Where Static Reporting Breaks Down

Static reporting breaks down when the plan grows beyond one team. The first review may be manageable in Word and PowerPoint. The third or fourth review often exposes the weakness: different versions of the truth, late updates, unclear approvals, and status narratives that do not match the underlying numbers.

Consulting firms see this when analysts spend hours reconciling workstream updates before client meetings. Enterprise PMOs see it when executives ask why the same initiative has one status in the project tracker and another status in the savings report. CFO teams see it when promised impact cannot be tied back to a validated business case.

How Cataligent Helps Through CAT4

Cataligent helps consulting firms and enterprise teams move beyond document based planning into governed execution through CAT4, its no code strategy execution platform. CAT4 gives leaders a controlled structure for initiatives, approvals, financial tracking, stage gate governance, and management reporting.

Instead of treating the Word plan as the operating system, Cataligent helps teams translate the plan into a governed hierarchy of Organization, Portfolio, Program, Project, Measure Package, and Measure. This matters for project portfolio management because leadership can see roll ups across workstreams without rebuilding every report by hand.

  • Degree of Implementation stages show how far a measure has moved from definition to closure.
  • Implementation Status and Potential Status separate milestone progress from value delivery.
  • Approval workflows help clarify decision rights and evidence requirements.
  • Financial tracking connects targets, plans, forecasts, actuals, EBIT effects, and cash flow views.
  • Controller backed closure helps confirm achieved value before an initiative is treated as complete.

Cataligent should not be seen only as a software vendor in this context. The company brings platform configuration, strategic business consulting, and CAT4 customization support so the reporting model reflects how the client actually governs execution.

A Practical Adoption Path

A practical approach is to keep the Word business plan for narrative and decision framing, but not rely on it for execution control. Leaders can use the document to define the case, then convert the operating elements into a governed system where owners, numbers, approvals, and status updates can be maintained through each reporting cycle.

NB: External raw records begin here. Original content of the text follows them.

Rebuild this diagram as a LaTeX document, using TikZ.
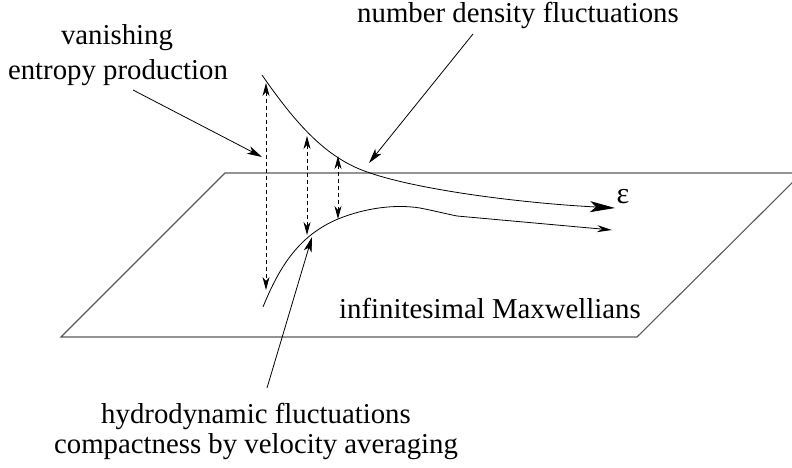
\documentclass[tikz,border=0pt]{standalone}
\usepackage{fontspec}
\setmainfont{Liberation Serif}
\usetikzlibrary{arrows.meta}
\tikzset{
  lbl/.style={anchor=base, inner sep=0pt, font=\fontsize{28.8}{34}\selectfont},
  thin line/.style={line width=0.8pt, black},
  plane/.style={line width=1.1pt, black!65},
  ptr/.style={thin line, -{Stealth[length=15pt,width=8pt,inset=4pt]}},
  dblptr/.style={thin line, dash pattern=on 4pt off 3pt, {Stealth[length=13pt,width=7pt,inset=4pt]}-{Stealth[length=13pt,width=7pt,inset=4pt]}},
  bigtip/.style={thin line, -{Stealth[length=25pt,width=11pt,inset=6pt]}},
  smalltip/.style={thin line, -{Stealth[length=15pt,width=7pt,inset=5pt]}}
}
\begin{document}
\begin{tikzpicture}[x=1pt,y=-1pt]
\useasboundingbox (0,0) rectangle (792,468);
\clip (0,0) rectangle (792,468);
% plane
\draw[plane] (225,173) -- (802,173) -- (637,337) -- (61,337) -- cycle;
% labels
\node[lbl] (van) at (117,45) {vanishing};
\node[lbl] (ent) at (118,80) {entropy production};
\node[lbl] (num) at (518,23) {number density fluctuations};
\node[lbl] (max) at (490,318) {infinitesimal Maxwellians};
\node[lbl] (hyd) at (256,423) {hydrodynamic fluctuations};
\node[lbl] (com) at (256,453) {compactness by velocity averaging};
\node[anchor=base, inner sep=0pt, font=\fontsize{30}{34}\selectfont] (eps) at (623,203) {ε};
% coordinates
\coordinate (entA) at (133,90);
\coordinate (entB) at (262,157);
\coordinate (numA) at (473,34);
\coordinate (numB) at (369,163);
\coordinate (hydA) at (267,388);
\coordinate (hydB) at (312,237);
\coordinate (d1a) at (266,83);  \coordinate (d1b) at (266,290);
\coordinate (d2a) at (307,136); \coordinate (d2b) at (307,235);
\coordinate (d3a) at (338,156); \coordinate (d3b) at (338,219);
\coordinate (u0) at (262,75); \coordinate (u1) at (370,173); \coordinate (u2) at (615,208);
\coordinate (l0) at (263,307); \coordinate (l1) at (338,219); \coordinate (lm) at (420,208); \coordinate (l2) at (457,216); \coordinate (l3) at (612,230);
% curves
\draw[bigtip] (u0) .. controls (300,130) and (330,160) .. (u1) .. controls (420,190) and (520,203) .. (u2);
\draw[smalltip] (l0) .. controls (280,265) and (300,235) .. (l1) .. controls (365,208) and (395,204) .. (lm) .. controls (435,211) and (447,214) .. (l2) -- (l3);
% pointers
\draw[ptr] (entA) -- (entB);
\draw[ptr] (numA) -- (numB);
\draw[ptr] (hydA) -- (hydB);
% dashed double arrows
\draw[dblptr] (d1a) -- (d1b);
\draw[dblptr] (d2a) -- (d2b);
\draw[dblptr] (d3a) -- (d3b);
\end{tikzpicture}
\end{document}
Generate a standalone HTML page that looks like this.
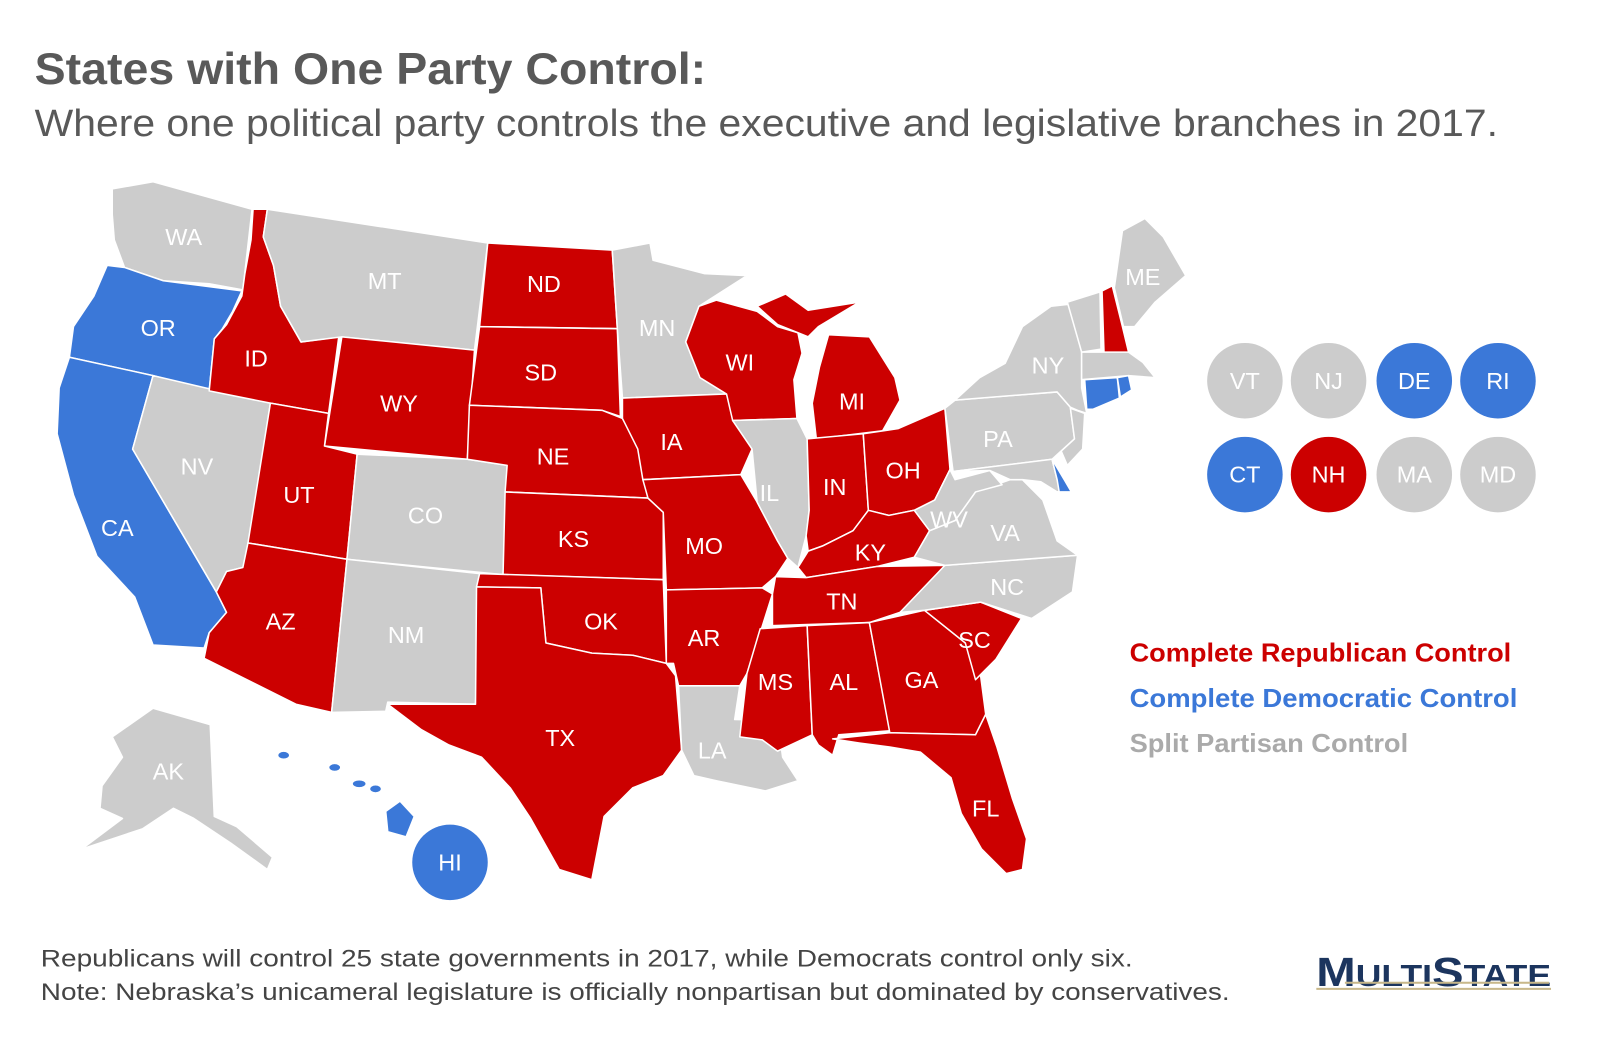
<!DOCTYPE html>
<html><head><meta charset="utf-8">
<style>
html,body{margin:0;padding:0;background:#fff;}
svg{display:block;}
text{font-family:"Liberation Sans",sans-serif;}
</style></head>
<body>
<svg id="map" width="1600" height="1040" viewBox="0 0 1568 1019" xmlns="http://www.w3.org/2000/svg">
<text x="34" y="82" font-size="44" font-weight="bold" fill="#595959" textLength="658" lengthAdjust="spacingAndGlyphs">States with One Party Control:</text>
<text x="34" y="133" font-size="37" fill="#595959" textLength="1434" lengthAdjust="spacingAndGlyphs">Where one political party controls the executive and legislative branches in 2017.</text>
<g id="states" stroke="#fff" stroke-width="1.5" stroke-linejoin="round"></g>
<g id="labels" fill="#fff" font-size="23" text-anchor="middle"></g>
<g id="circles"></g>
<text x="1107" y="648" font-size="25" font-weight="bold" fill="#cc0000" textLength="374" lengthAdjust="spacingAndGlyphs">Complete Republican Control</text>
<text x="1107" y="693" font-size="25" font-weight="bold" fill="#3b78d8" textLength="380" lengthAdjust="spacingAndGlyphs">Complete Democratic Control</text>
<text x="1107" y="737" font-size="25" font-weight="bold" fill="#aaaaaa" textLength="273" lengthAdjust="spacingAndGlyphs">Split Partisan Control</text>
<text x="40" y="947" font-size="24" fill="#444" textLength="1070" lengthAdjust="spacingAndGlyphs">Republicans will control 25 state governments in 2017, while Democrats control only six.</text>
<text x="40" y="980" font-size="24" fill="#444" textLength="1165" lengthAdjust="spacingAndGlyphs">Note: Nebraska’s unicameral legislature is officially nonpartisan but dominated by conservatives.</text>
<g>
<text x="1290" y="966" font-family="Liberation Serif,serif" font-weight="bold" fill="#1c355e" font-size="40" textLength="230" lengthAdjust="spacingAndGlyphs">M<tspan font-size="30">ULTI</tspan>S<tspan font-size="30">TATE</tspan></text>
<rect x="1318" y="962" width="200" height="2" fill="#c8b88a"/>
<rect x="1290" y="968" width="230" height="2" fill="#c8b88a"/>
</g>
</svg>
<script>
const codes=["WA","OR","CA","NV","ID","MT","WY","UT","CO","AZ","NM","ND","SD","NE","KS","OK","TX","MN","IA","MO","AR","LA","WI","IL","MI","IN","OH","KY","TN","MS","AL","GA","FL","SC","NC","VA","WV","PA","NY","NJ","MD","DE","VT","NH","ME","MA","CT","RI","AK","HI"];
const party=["S","D","D","S","R","S","R","R","S","R","S","R","R","R","R","R","R","S","R","R","R","S","R","S","R","R","R","R","R","R","R","R","R","R","S","S","S","S","S","S","S","D","S","R","S","S","D","D","S","D"];
const circleCodes=["VT","NJ","DE","RI","CT","NH","MA","MD"];
const circleParty=["S","S","D","D","D","R","S","S"];
const colors={R:"#cc0000",D:"#3b78d8",S:"#cccccc"};
const shapes={
WA:[[110,185],[150,178],[247,205],[238,284],[205,278],[160,275],[122,262],[112,235],[110,210]],
OR:[[122,262],[160,275],[237,285],[228,305],[218,322],[210,332],[205,383],[150,368],[68,350],[72,320],[92,290],[105,260]],
CA:[[68,350],[150,368],[130,440],[212,580],[222,600],[205,620],[200,635],[150,632],[132,585],[95,545],[72,485],[56,425],[58,380]],
NV:[[150,368],[265,395],[244,538],[238,556],[222,560],[212,580],[130,440]],
ID:[[248,205],[262,205],[258,232],[268,260],[275,300],[295,335],[332,330],[322,405],[265,395],[205,383],[210,332],[222,318],[237,290],[240,268],[246,235]],
MT:[[262,205],[478,238],[465,343],[335,330],[295,335],[275,300],[268,260],[258,232]],
WY:[[335,330],[465,343],[458,450],[318,437]],
UT:[[265,395],[322,405],[318,437],[350,445],[340,548],[243,532]],
CO:[[350,445],[458,450],[497,456],[493,563],[340,548]],
AZ:[[243,532],[340,548],[325,698],[290,690],[200,645],[205,620],[222,600],[212,580],[222,560],[238,556]],
NM:[[340,548],[470,562],[466,690],[380,688],[378,697],[325,698]],
ND:[[478,238],[600,245],[605,322],[470,320]],
SD:[[470,320],[605,322],[608,408],[590,402],[460,397]],
NE:[[460,397],[590,402],[610,410],[625,435],[635,488],[495,482],[497,456],[458,450]],
KS:[[495,482],[635,488],[650,502],[650,568],[493,563]],
OK:[[470,562],[650,568],[653,650],[620,642],[580,640],[535,630],[530,576],[467,575]],
TX:[[467,575],[530,576],[535,630],[580,640],[620,642],[653,650],[662,662],[668,735],[650,760],[620,772],[592,800],[580,862],[548,852],[520,802],[500,772],[472,742],[440,730],[413,715],[380,690],[466,690]],
MN:[[600,245],[637,238],[640,255],[690,268],[732,270],[685,300],[672,335],[682,350],[686,370],[712,386],[610,390],[605,322]],
IA:[[610,390],[712,386],[720,410],[737,440],[726,465],[630,470],[625,440],[610,410]],
MO:[[630,470],[726,465],[742,492],[762,530],[772,547],[760,565],[747,576],[653,578],[650,502],[635,488]],
AR:[[653,578],[747,576],[757,582],[745,620],[732,660],[725,672],[665,672],[660,650],[653,650]],
LA:[[665,672],[725,672],[720,705],[762,706],[767,742],[782,765],[750,775],[702,765],[680,760],[668,735]],
WI:[[685,300],[702,294],[742,305],[762,320],[782,326],[786,346],[778,372],[781,410],[718,412],[712,386],[686,370],[672,335]],
IL:[[718,412],[781,410],[791,430],[793,500],[790,525],[782,556],[772,547],[762,530],[742,492],[737,440]],
MI:[[742,300],[770,288],[792,304],[842,296],[802,320],[792,330],[782,326],[762,318]],
MI2:[[812,328],[852,330],[877,370],[882,392],[865,422],[800,430],[796,395],[803,360]],
IN:[[791,430],[846,425],[851,500],[836,520],[806,535],[792,540],[790,525],[793,500]],
OH:[[846,425],[880,420],[926,400],[931,460],[916,490],[896,500],[871,505],[851,500]],
KY:[[782,556],[792,540],[806,535],[836,520],[851,500],[871,505],[896,500],[911,520],[896,546],[860,555],[790,566]],
TN:[[760,565],[790,566],[860,555],[926,554],[906,580],[882,600],[852,610],[757,613],[757,582]],
MS:[[745,616],[791,613],[796,720],[762,736],[747,725],[725,722],[732,660]],
AL:[[791,613],[852,610],[872,716],[822,720],[816,740],[802,730],[796,720]],
GA:[[852,610],[906,598],[946,630],[961,662],[966,700],[956,720],[872,718]],
FL:[[816,724],[872,718],[956,720],[966,700],[977,732],[992,782],[1006,822],[1002,852],[986,856],[962,832],[942,797],[932,762],[902,737],[872,732],[842,728]],
SC:[[906,598],[961,590],[1001,606],[976,646],[956,666],[946,630]],
NC:[[926,554],[1056,544],[1051,580],[1011,606],[961,590],[906,598],[882,600]],
VA:[[896,546],[911,520],[936,510],[956,482],[990,470],[1002,470],[1022,490],[1036,530],[1056,544],[926,554]],
WV:[[896,500],[916,490],[931,460],[936,470],[970,461],[982,475],[956,482],[936,510],[911,520]],
PA:[[926,400],[936,392],[1036,384],[1049,399],[1053,430],[1031,450],[934,462]],
NY:[[936,392],[960,370],[985,356],[1002,320],[1030,300],[1048,298],[1060,340],[1060,380],[1065,405],[1056,402],[1049,399],[1036,384]],
NJ:[[1049,400],[1063,405],[1061,440],[1046,456],[1040,442],[1053,430]],
MD:[[934,462],[1031,450],[1036,470],[1050,480],[1036,482],[1020,472],[1002,470],[990,470],[970,461]],
DE:[[1031,450],[1043,470],[1050,482],[1038,482],[1036,470]],
VT:[[1046,296],[1078,286],[1079,342],[1060,345]],
NH:[[1080,285],[1090,280],[1100,320],[1106,345],[1082,348]],
ME:[[1092,282],[1100,226],[1122,214],[1140,232],[1162,270],[1132,296],[1112,320],[1101,320]],
MA:[[1060,345],[1106,345],[1120,355],[1132,370],[1106,368],[1060,372]],
CT:[[1063,372],[1095,370],[1097,390],[1071,401],[1065,401]],
RI:[[1095,370],[1106,368],[1109,382],[1098,389]],
AK:[[100,770],[120,742],[110,722],[150,694],[206,710],[210,800],[232,810],[267,840],[262,852],[226,826],[190,802],[170,792],[140,812],[80,832],[120,802],[98,792]],
HI:[[378,795],[392,785],[406,800],[398,820],[380,815]]
};
const labelPos={WA:[180,232],OR:[155,321],CA:[115,517],NV:[193,457],ID:[251,351],MT:[377,275],WY:[391,395],UT:[293,485],CO:[417,505],AZ:[275,609],NM:[398,622],ND:[533,278],SD:[530,365],NE:[542,447],KS:[562,528],OK:[589,609],TX:[549,723],MN:[644,321],IA:[658,433],MO:[690,535],AR:[690,625],LA:[698,735],WI:[725,355],IL:[754,483],MI:[835,393],IN:[818,477],OH:[885,461],KY:[853,541],TN:[825,589],MS:[760,668],AL:[827,668],GA:[903,666],FL:[966,792],SC:[955,627],NC:[987,575],VA:[985,522],WV:[930,509],PA:[978,430],NY:[1027,358],ME:[1120,271],AK:[165,756]};
const circlePos=[[1220,373],[1302,373],[1386,373],[1468,373],[1220,465],[1302,465],[1386,465],[1468,465]];
const NS="http://www.w3.org/2000/svg";
const gS=document.getElementById('states'),gL=document.getElementById('labels'),gC=document.getElementById('circles');
function poly(pts,fill,name){
  const p=document.createElementNS(NS,'polygon');
  p.setAttribute('points',pts.map(a=>a.join(',')).join(' '));
  p.setAttribute('fill',fill);
  
  
  gS.appendChild(p);
}
codes.forEach((c,i)=>{
  const col=colors[party[i]];
  poly(shapes[c],col,'state-'+c.toLowerCase());
  if(c==='MI') poly(shapes.MI2,col,'state-mi-lower');
  if(labelPos[c]){
    const t=document.createElementNS(NS,'text');
    t.setAttribute('x',labelPos[c][0]);t.setAttribute('y',labelPos[c][1]+8);
    t.textContent=c;
    
    
    gL.appendChild(t);
  }
});
[[278,740,6,4],[328,752,6,4],[352,768,7,4],[368,773,6,4]].forEach((e,i)=>{
  const el=document.createElementNS(NS,'ellipse');
  el.setAttribute('cx',e[0]);el.setAttribute('cy',e[1]);el.setAttribute('rx',e[2]);el.setAttribute('ry',e[3]);
  el.setAttribute('fill',colors.D);
  
  
  gS.appendChild(el);
});
function circ(x,y,code,p){
  const c=document.createElementNS(NS,'circle');
  c.setAttribute('cx',x);c.setAttribute('cy',y);c.setAttribute('r',37);c.setAttribute('fill',colors[p]);
  
  
  gC.appendChild(c);
  const t=document.createElementNS(NS,'text');
  t.setAttribute('x',x);t.setAttribute('y',y+8);t.setAttribute('fill','#fff');t.setAttribute('font-size','23');t.setAttribute('text-anchor','middle');
  t.textContent=code;
  
  
  gC.appendChild(t);
}
circ(441,845,'HI','D');
circleCodes.forEach((c,i)=>circ(circlePos[i][0],circlePos[i][1],c,circleParty[i]));
</script>
</body></html>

  • Step 1: identify which sections of the plan are narrative and which sections are execution data.
  • Step 2: define the required reporting cadence and steering committee questions.
  • Step 3: assign owners, sponsors, controllers, milestones, and financial values to each initiative.
  • Step 4: set approval criteria for movement from planning into execution.
  • Step 5: replace manual consolidation with current dashboards and management ready reports.
  • Step 6: close initiatives only after value and evidence have been reviewed.

Final Thought

A business plan document can explain the strategy, but it should not carry the full burden of reporting discipline. If your team is using Word to describe the plan and spreadsheets to chase the execution, it may be time to put a governed execution layer underneath the narrative.

Still turning business plans into manual reporting packs? Cataligent can help your team connect planning, approvals, value tracking, and executive reporting through CAT4. Start with a focused review of the plan, the reporting cadence, and the decisions leadership needs to make.

FAQs

Q. Can a Word based business plan still be useful for enterprise reporting?

Yes, it can be useful for narrative, assumptions, and executive explanation. It should not be the only system used to track owners, approvals, financial impact, and execution status.

Q. What is the biggest reporting risk in a static business plan?

The biggest risk is that the document becomes outdated while leaders continue to make decisions from it. Reporting discipline requires current data, traceable ownership, and controlled approval history.

Q. How does Cataligent support business plan reporting through CAT4?

Cataligent helps translate planning content into governed execution structures inside CAT4. The platform supports hierarchy roll ups, stage gates, financial tracking, approval workflows, and controller backed closure.